TASK DESCRIPTION: Work through the following lines and count those that hold the word "page". Reply with that number only.

□ □ □ □ □

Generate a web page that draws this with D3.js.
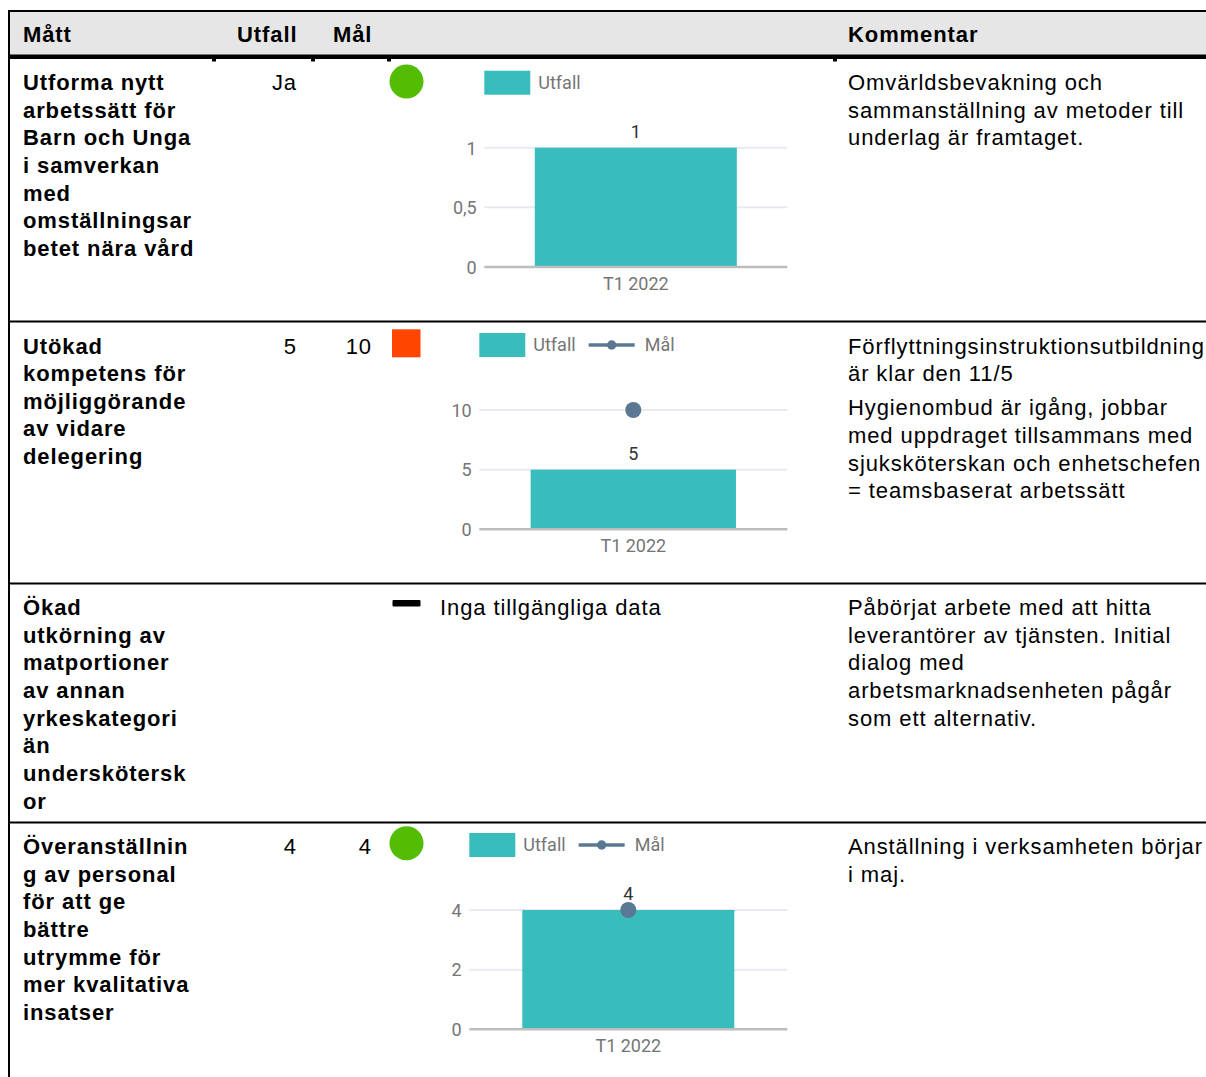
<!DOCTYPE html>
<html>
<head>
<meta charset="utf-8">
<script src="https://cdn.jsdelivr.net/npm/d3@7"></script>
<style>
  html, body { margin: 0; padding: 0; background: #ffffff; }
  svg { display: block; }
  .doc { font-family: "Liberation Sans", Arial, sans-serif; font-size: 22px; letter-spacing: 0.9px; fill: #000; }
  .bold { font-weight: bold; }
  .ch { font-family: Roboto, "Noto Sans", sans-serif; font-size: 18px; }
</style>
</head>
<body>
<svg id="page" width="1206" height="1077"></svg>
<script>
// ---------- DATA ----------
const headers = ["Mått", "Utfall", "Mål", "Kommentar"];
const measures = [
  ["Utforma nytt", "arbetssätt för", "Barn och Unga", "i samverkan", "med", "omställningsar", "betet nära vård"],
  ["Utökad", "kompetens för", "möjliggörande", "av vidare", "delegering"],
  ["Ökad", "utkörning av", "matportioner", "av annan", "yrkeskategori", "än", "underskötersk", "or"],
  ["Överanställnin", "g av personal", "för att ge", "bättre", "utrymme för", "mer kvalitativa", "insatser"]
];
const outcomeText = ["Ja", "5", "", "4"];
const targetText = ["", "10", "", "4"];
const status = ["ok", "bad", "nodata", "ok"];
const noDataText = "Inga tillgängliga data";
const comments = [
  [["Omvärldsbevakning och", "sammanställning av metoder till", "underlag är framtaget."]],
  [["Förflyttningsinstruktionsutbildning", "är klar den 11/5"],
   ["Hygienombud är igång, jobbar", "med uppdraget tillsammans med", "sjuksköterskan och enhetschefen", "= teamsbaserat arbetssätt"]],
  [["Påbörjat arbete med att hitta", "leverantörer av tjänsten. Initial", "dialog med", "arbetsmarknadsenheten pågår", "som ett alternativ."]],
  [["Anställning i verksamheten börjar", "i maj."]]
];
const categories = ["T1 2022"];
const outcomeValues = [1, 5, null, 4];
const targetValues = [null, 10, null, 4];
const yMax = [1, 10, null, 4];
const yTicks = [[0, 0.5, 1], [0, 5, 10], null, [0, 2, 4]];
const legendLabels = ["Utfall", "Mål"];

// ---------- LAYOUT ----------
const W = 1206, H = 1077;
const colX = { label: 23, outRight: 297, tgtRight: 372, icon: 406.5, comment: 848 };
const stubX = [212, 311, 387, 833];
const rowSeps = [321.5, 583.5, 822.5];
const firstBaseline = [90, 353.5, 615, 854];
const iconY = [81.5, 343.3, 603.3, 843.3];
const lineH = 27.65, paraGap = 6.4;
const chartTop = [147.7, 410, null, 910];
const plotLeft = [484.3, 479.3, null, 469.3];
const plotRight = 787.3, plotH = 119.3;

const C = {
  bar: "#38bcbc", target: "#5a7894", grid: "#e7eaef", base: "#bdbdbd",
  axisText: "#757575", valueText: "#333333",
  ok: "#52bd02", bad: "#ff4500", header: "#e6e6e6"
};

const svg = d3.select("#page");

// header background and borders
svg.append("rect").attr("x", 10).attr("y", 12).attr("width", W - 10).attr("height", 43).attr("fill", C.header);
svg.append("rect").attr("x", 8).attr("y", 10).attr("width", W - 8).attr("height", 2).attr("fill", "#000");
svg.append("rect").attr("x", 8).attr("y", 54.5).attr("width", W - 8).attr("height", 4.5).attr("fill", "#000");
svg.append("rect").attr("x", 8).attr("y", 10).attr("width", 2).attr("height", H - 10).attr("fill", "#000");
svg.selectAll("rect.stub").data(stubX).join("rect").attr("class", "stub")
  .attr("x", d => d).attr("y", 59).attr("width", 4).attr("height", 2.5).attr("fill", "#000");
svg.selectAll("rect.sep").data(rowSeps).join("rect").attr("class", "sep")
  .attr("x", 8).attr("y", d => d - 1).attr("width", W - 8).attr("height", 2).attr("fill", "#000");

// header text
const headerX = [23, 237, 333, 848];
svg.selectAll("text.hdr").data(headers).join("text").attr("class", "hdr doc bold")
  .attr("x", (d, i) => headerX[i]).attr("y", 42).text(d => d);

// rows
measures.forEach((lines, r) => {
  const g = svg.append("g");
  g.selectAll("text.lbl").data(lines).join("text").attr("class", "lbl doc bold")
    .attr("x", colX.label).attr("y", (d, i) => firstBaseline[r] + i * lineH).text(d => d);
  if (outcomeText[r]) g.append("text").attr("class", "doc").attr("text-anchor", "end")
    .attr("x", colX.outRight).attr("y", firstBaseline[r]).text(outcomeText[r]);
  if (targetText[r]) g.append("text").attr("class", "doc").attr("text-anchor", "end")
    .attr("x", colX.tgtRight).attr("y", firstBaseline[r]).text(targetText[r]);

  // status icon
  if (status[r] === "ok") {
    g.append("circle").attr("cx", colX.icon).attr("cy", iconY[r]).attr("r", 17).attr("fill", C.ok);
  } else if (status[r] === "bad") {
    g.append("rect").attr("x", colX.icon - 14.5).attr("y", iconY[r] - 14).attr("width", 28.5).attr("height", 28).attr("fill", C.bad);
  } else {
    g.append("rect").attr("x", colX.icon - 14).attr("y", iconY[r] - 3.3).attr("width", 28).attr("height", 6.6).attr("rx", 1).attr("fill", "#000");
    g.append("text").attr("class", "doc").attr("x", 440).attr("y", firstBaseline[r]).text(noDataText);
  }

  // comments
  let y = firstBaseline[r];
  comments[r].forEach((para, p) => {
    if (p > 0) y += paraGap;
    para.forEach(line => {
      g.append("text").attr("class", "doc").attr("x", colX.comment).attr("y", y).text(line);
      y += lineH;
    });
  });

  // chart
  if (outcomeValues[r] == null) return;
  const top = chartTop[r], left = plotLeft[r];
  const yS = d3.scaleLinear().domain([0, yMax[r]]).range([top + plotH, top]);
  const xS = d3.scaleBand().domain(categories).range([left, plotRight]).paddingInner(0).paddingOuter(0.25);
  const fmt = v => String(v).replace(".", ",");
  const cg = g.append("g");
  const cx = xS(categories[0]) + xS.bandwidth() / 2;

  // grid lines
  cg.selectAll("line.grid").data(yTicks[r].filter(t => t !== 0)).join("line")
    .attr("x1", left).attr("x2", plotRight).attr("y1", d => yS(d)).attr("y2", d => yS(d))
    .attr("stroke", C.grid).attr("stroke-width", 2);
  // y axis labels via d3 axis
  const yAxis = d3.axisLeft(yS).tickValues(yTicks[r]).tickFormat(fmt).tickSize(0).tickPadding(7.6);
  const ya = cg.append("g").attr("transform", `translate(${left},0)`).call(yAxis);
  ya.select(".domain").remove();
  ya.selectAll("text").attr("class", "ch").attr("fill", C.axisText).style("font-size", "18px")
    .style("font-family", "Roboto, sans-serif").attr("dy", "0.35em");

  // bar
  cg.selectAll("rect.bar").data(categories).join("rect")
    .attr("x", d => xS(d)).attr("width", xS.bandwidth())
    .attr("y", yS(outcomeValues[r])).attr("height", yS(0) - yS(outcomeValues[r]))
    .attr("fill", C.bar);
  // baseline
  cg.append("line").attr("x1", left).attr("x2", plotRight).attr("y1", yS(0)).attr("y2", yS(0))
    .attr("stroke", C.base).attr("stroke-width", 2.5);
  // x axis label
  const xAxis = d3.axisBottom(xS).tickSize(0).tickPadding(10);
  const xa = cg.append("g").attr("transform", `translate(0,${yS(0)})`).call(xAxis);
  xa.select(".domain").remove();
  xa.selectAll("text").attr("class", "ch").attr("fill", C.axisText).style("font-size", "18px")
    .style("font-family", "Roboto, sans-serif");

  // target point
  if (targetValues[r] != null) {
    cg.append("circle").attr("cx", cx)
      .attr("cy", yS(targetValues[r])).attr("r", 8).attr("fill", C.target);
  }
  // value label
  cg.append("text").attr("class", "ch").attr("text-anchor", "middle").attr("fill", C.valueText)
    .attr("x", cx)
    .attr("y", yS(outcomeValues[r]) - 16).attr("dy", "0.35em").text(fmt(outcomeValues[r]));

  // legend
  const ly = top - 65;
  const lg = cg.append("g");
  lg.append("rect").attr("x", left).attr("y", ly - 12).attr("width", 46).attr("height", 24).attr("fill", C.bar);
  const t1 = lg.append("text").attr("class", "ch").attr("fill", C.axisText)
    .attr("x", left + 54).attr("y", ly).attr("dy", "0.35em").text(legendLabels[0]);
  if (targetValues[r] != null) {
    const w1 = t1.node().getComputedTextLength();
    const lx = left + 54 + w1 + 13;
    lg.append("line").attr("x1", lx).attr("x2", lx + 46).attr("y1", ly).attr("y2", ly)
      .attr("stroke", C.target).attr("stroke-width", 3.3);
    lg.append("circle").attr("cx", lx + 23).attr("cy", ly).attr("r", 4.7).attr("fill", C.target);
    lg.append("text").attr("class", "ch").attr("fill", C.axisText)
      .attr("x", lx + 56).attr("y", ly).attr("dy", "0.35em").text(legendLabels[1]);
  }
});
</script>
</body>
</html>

□ □ □ □ □

ANSWER BELOW: 3